Los otros vecinos
Los ‘sin techo’ están en la calle pero son habitantes de pleno derecho, por más que resulten un espejo incómodo
El germen del odio no es la maldad, sino el miedo. ¿A qué tememos tanto para que se incrementen los delitos de odio por aporofobia como lo han hecho? Este verano nos ha dejado un dato preocupante, procedente de un informe del Ministerio del Interior: los delitos contra las personas sin techo se incrementaron en más de un 30% durante...
El germen del odio no es la maldad, sino el miedo. ¿A qué tememos tanto para que se incrementen los delitos de odio por aporofobia como lo han hecho? Este verano nos ha dejado un dato preocupante, procedente de un informe del Ministerio del Interior: los delitos contra las personas sin techo se incrementaron en más de un 30% durante 2024.
La noticia me pilló leyendo el último libro de Nazario, Crónicas del gran tirano, un texto autobiográfico que describe con precisión y crudeza el progresivo acercamiento del artista a las personas sin hogar que viven al lado de su casa, en la Plaza Real de Barcelona. Nazario las conocía de verlas desde su ventana durante años, como tantos de nosotros en nuestros hogares, pero jamás se había dirigido a ellas ni habían cruzado una sola palabra, ni tan siquiera una breve mirada de reconocimiento. El sincronismo de mi lectura con la noticia me impactó aún más cuando supe que Barcelona es la ciudad de España con más delitos de odio. De los 24 casos registrados en todo el país, seis fueron en nuestra capital y provincia, es decir, uno de cada cuatro casos.

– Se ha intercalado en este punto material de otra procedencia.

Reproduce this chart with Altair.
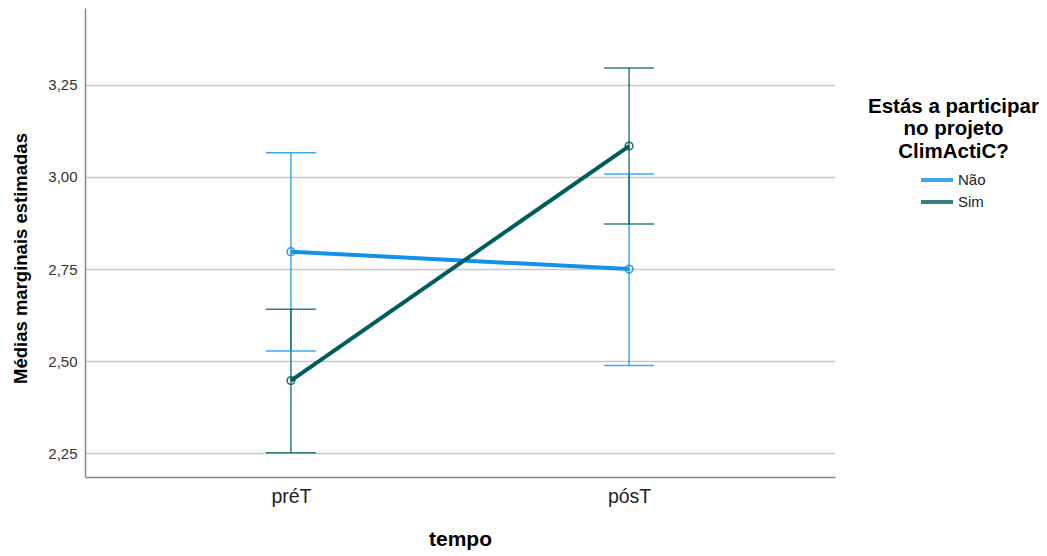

La soledad y el dolor emocional condujeron a Nazario a aproximarse a esas personas que vivían tan cerca de él, pero que estaban, sin embargo, tan lejos. Cuando los vio por primera vez en su globalidad, como seres humanos completos, se sorprendió del descubrimiento y comenzó a tejerse entre ellos una red de diálogos, ayudas, comprensiones y contradicciones que podrían considerarse lazos de amistad. La cercanía y el conocimiento acabaron con el miedo.
En 1990, Adela Cortina dio nombre a una sombra cotidiana: la aporofobia. Es miedo al pobre disfrazado de desprecio, violencia y silencio. Preferimos no verlos, apartarlos, como si la miseria fuera contagiosa. Pero la frontera entre ellos y nosotros se ha desdibujado. Si antes la pobreza se explicaba básicamente por falta de empleo y dinero, hoy se levanta sobre un puzle de factores psicosociales: soledad, precariedad laboral, inestabilidad familiar, salud mental, vivienda inaccesible. Basta un cambio de circunstancias para que cualquiera de nosotros cruce esa frontera con aterradora facilidad. Y nadie está a salvo.
Toda cultura fabrica sus chivos expiatorios. En ellos deposita lo que teme: la inseguridad, el desorden, la disidencia, la diferencia. La profesora británica Marion Gibson recuerda en Brujería (otra de mis lecturas de este verano) que las brujas son fruto del miedo colectivo, la encarnación de lo distinto. Así fue en la Edad Media. Así es hoy con la persecución de los más pobres.
Pero, diferentes o no, los sintecho viven junto a nosotros, son también nuestros vecinos, aunque no tengan una casa. Están en la calle, pero son habitantes de pleno derecho, por más que resulten un espejo incómodo. Si hay culpas, desperfectos, desorden o delincuencia todos somos responsables. Porque una ciudad que niega a sus vecinos se niega a sí misma: su rostro será siempre el de sus habitantes.